Greater nominal power for E-175 EP5
High nominal power was the main requirement for the development team, says Matthias Bartsch, Director of Generator Development at ENERCON. ‘In the standard configuration, we run the generator at 7.0 MW, which is a significant power gain compared to the basic version of the E-175 EP5 with 6.0 MW. In addition, this greater power permits achieving significantly higher energy yields.’
In order to achieve this performance level in combination with ENERCON’s tried-and-tested direct drive concept and the low speed of the WEC rotor, the developers worked on maximising the air gap diameter. The air gap is the space between the stationary part (stator) and the rotating part (rotor) of the generator, measuring just centimetres. The air gap diameter is thus the diameter of this air gap circle. The larger the diameter, the stronger the torque of the generator. ‘We need as much torque as possible in order to achieve high electrical power outputs even at our low rotor speed’, explains Matthias Bartsch. ‘For this reason, we designed the new generator with an external rotor.’
External rotor for larger air gap diameter
In contrast to ENERCON’s generator models so far, in this new model the stator of the generator is located on the inside, and the rotor is turning around the stator on the outside. This increases the air gap diameter from 5.5 metres in the basic version of the generator to 9.5 metres in the generator of the more powerful E-175 EP5 model.
‘Another benefit of the external rotor design is that the rotor rim can be kept relatively narrow, thanks to the permanent magnets. In addition, we are able to reduce the length of the active parts by almost 50 per cent. This has a direct effect on material efficiency: we are also reducing the required magnet mass by more than 40 per cent’, explains Mr Bartsch.

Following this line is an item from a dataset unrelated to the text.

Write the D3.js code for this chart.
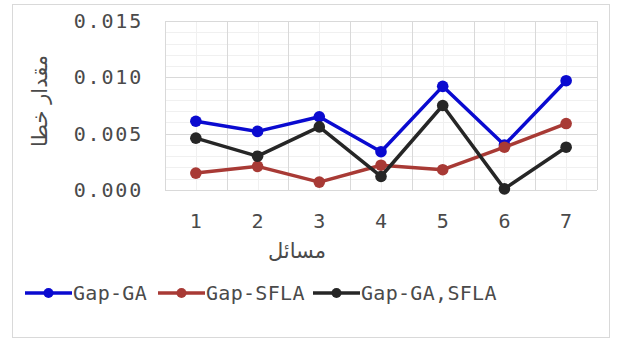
<!DOCTYPE html>
<html><head><meta charset="utf-8">
<script src="https://cdn.jsdelivr.net/npm/d3@7"></script>
<style>body{margin:0;background:#fff}svg{display:block}</style>
</head><body>
<svg id="c" width="619" height="340"></svg>
<script>
const categories = ["1","2","3","4","5","6","7"];
const gapGA = [0.0061, 0.0052, 0.0065, 0.0034, 0.0092, 0.0040, 0.0097];
const gapSFLA = [0.0015, 0.0021, 0.0007, 0.0022, 0.0018, 0.0038, 0.0059];
const gapGASFLA = [0.0046, 0.0030, 0.0056, 0.0012, 0.0075, 0.0001, 0.0038];
const yTicks = [0, 0.005, 0.010, 0.015];
const seriesNames = ["Gap-GA", "Gap-SFLA", "Gap-GA,SFLA"];
const colors = ["#0a0ad0", "#a83a35", "#262626"];
const xTitle = "مسائل";
const yTitle = "مقدار خطا";

const svg = d3.select("#c");
svg.append("rect").attr("x",12.5).attr("y",4.5).attr("width",597).attr("height",333)
  .attr("fill","#fff").attr("stroke","#d9d9d9");

const L=165, R=597, T=21, B=190;
const x = d3.scaleBand().domain(categories).range([L,R]).padding(0);
const y = d3.scaleLinear().domain([0,0.015]).range([B,T]);
const cx = c => x(c) + x.bandwidth()/2;

const g = svg.append("g");
g.selectAll(".mh").data(d3.range(0,0.0151,0.001)).join("line")
  .attr("x1",L).attr("x2",R).attr("y1",d=>Math.round(y(d))+0.5).attr("y2",d=>Math.round(y(d))+0.5)
  .attr("stroke","#f0f0f0");
g.selectAll(".mv").data(categories).join("line")
  .attr("x1",d=>Math.round(cx(d))+0.5).attr("x2",d=>Math.round(cx(d))+0.5).attr("y1",T).attr("y2",B)
  .attr("stroke","#f0f0f0");
g.selectAll(".h").data(yTicks).join("line")
  .attr("x1",L).attr("x2",R).attr("y1",d=>Math.round(y(d))+0.5).attr("y2",d=>Math.round(y(d))+0.5)
  .attr("stroke","#d9d9d9");
g.selectAll(".v").data(categories.map(c=>x(c)).concat([R])).join("line")
  .attr("x1",d=>Math.round(d)+0.5).attr("x2",d=>Math.round(d)+0.5).attr("y1",T).attr("y2",B)
  .attr("stroke","#d9d9d9");

const mono = "'DejaVu Sans Mono', monospace";
const txt = "#4a4a4a";
svg.selectAll(".yt").data(yTicks).join("text")
  .attr("x",143).attr("y",d=>y(d)+7).attr("text-anchor","end")
  .attr("font-family",mono).attr("font-size",20).attr("letter-spacing",1.8)
  .attr("fill",txt).text(d=>d3.format(".3f")(d));
svg.selectAll(".xt").data(categories).join("text")
  .attr("x",d=>cx(d)).attr("y",228).attr("text-anchor","middle")
  .attr("font-family",mono).attr("font-size",20)
  .attr("fill",txt).text(d=>d);

svg.append("text").attr("x",297).attr("y",258).attr("text-anchor","middle")
  .attr("font-family","'DejaVu Sans'").attr("font-size",21).attr("fill",txt).text(xTitle);
svg.append("text").attr("transform","translate(47,101) rotate(-90)").attr("text-anchor","middle")
  .attr("font-family","'DejaVu Sans'").attr("font-size",21).attr("fill",txt).text(yTitle);

const allSeries = [gapGA, gapSFLA, gapGASFLA];
const line = d3.line().x((d,i)=>cx(categories[i])).y(d=>y(d));
allSeries.forEach((s,k)=>{
  svg.append("path").datum(s).attr("d",line).attr("fill","none")
    .attr("stroke",colors[k]).attr("stroke-width",3.5).attr("stroke-linejoin","round");
  svg.selectAll(".p"+k).data(s).join("circle")
    .attr("cx",(d,i)=>cx(categories[i])).attr("cy",d=>y(d)).attr("r",5.8)
    .attr("fill",colors[k]);
});

const legX = [25, 158, 313];
seriesNames.forEach((n,k)=>{
  const lx = legX[k];
  svg.append("line").attr("x1",lx).attr("x2",lx+47).attr("y1",293).attr("y2",293)
    .attr("stroke",colors[k]).attr("stroke-width",3.5);
  svg.append("circle").attr("cx",lx+23.5).attr("cy",293).attr("r",5).attr("fill",colors[k]);
  svg.append("text").attr("x",lx+48).attr("y",300)
    .attr("font-family",mono).attr("font-size",20).attr("letter-spacing",0.3)
    .attr("fill",txt).text(n);
});
</script>
</body></html>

Optimal design for transport
Another essential factor for defining the technical specifications was ease of transport. In order to make the deliveries of the generator components to the construction site as efficient as possible, the engineers set out to achieve low transport weights and a maximum size inside the permissible range for abnormal load transports without police escort. ‘We knew that the generator would need a divided design. A component of this type cannot be transported on the road in one piece’, says Mr Bartsch. ‘In Germany, the maximum width for transports without police escort is 4.99 metres. Because of this, 9.9 metres was the maximum total diameter for the new generator.’
The total weight of the generator is 124 tons, so that each half weighs only 62 tons. ‘This means that deliveries to the construction site can run as regular abnormal load transports. And another benefit is that no special equipment is needed for installation’, says Mr Bartsch. ‘The installation of the partial components of the generator at the construction site uses standard 750-ton installation cranes.’
Efficient division concept
For now, the technical details of how the generator is divided remain a trade secret. To illustrate the division concept, the engineers will only describe the steps in general terms: the new generator is fully assembled (stator and rotor) at the factory and is then adjusted, tested and locked. Then, the component is divided into two halves that are transported to the construction site. Each half includes the already assembled stator and rotor. After the installation of the machine house at the construction site, the bottom part of the generator is installed first, followed by the top part. The bearing and the hub are installed in a third step. Finally, the locking device is removed from the rotor and stator.
‘Another benefit of this concept is that at the construction site, the partial components only require minimal bolt connections to secure them, which reduces the length of time the crane is needed’, explains Matthias Bartsch. ‘The installation team performs the final installation and tightening of the bolt connections from inside the wind energy converter, and they don’t need the installation crane for that.’
Last but not least, the new concept simplifies service and maintenance during the operating stage. ‘Maintenance becomes easier’, says Mr Bartsch. ‘When maintenance is due, service technicians cross through the stationary part into the front of the turbine and can walk through the main carrier and the generator all the way into the hub. Inside the component, too, there is more room for service operations, and sub-components such as fans are easier to access. This is a boon for occupational health and safety.’
Successful proof of concept
While the series version of the new generator is currently in the advanced stage of development, the development team is already performing extensive testing on a technology prototype. This generator has already successfully passed proof-of-concept testing with numerous test sequences at ENERCON’s major component test station in Aurich as well as at the test station of the Fraunhofer IWES in Bremerhaven. These tests have taken the generator performance to its thermal limits, tried out various power curves in operation, and validated the overall generator behaviour. On top of that, testing covered the optimisation of the grid performance and of the grid-friendly characteristics of the generator-converter combination.
‘This extensive testing and validation programme, which we will soon continue with our close-to-production generator prototype of the next evolutionary stage, is part of our portfolio of measures that ensure the ENERCON Quality of our series products for our customers’, says ENERCON CTO Jörg Scholle.
Sustainability in mind
Because ENERCON is already considering sustainability even during the development process, the technology prototype was also used to test end-of-life processes. The rare-earth elements from which the magnets are made represent valuable raw materials that should be returned to the relevant recycling streams when wind turbines are dismantled. For this reason, the development team used the technology prototype to investigate a method for separating the magnets built into the rotor of the PM generator. ENERCON is taking steps towards making the discovered processes more concrete in cooperation with industry partners.
Future-oriented concept
The development team is proud of its new generator that has raised the performance of ENERCON’s top model E-175 EP5 to another level, but they have still bigger plans, says ENERCON CTO Jörg Scholle: ‘With our external rotor generator, we are pursuing a future-oriented design. This new generator concept makes the E-175 EP5 extremely attractive for our customers in highly competitive markets – even more so in combination with our newly available hub height of 175 metres. Market analyses have shown that these features also enhance customers’ advantages in terms of direct marketing, for which our E-175 EP5 is already an excellent fit. Apart from the E-175 EP5, this generator concept holds a great deal of potential for future turbine generations and more demanding customer requirements.’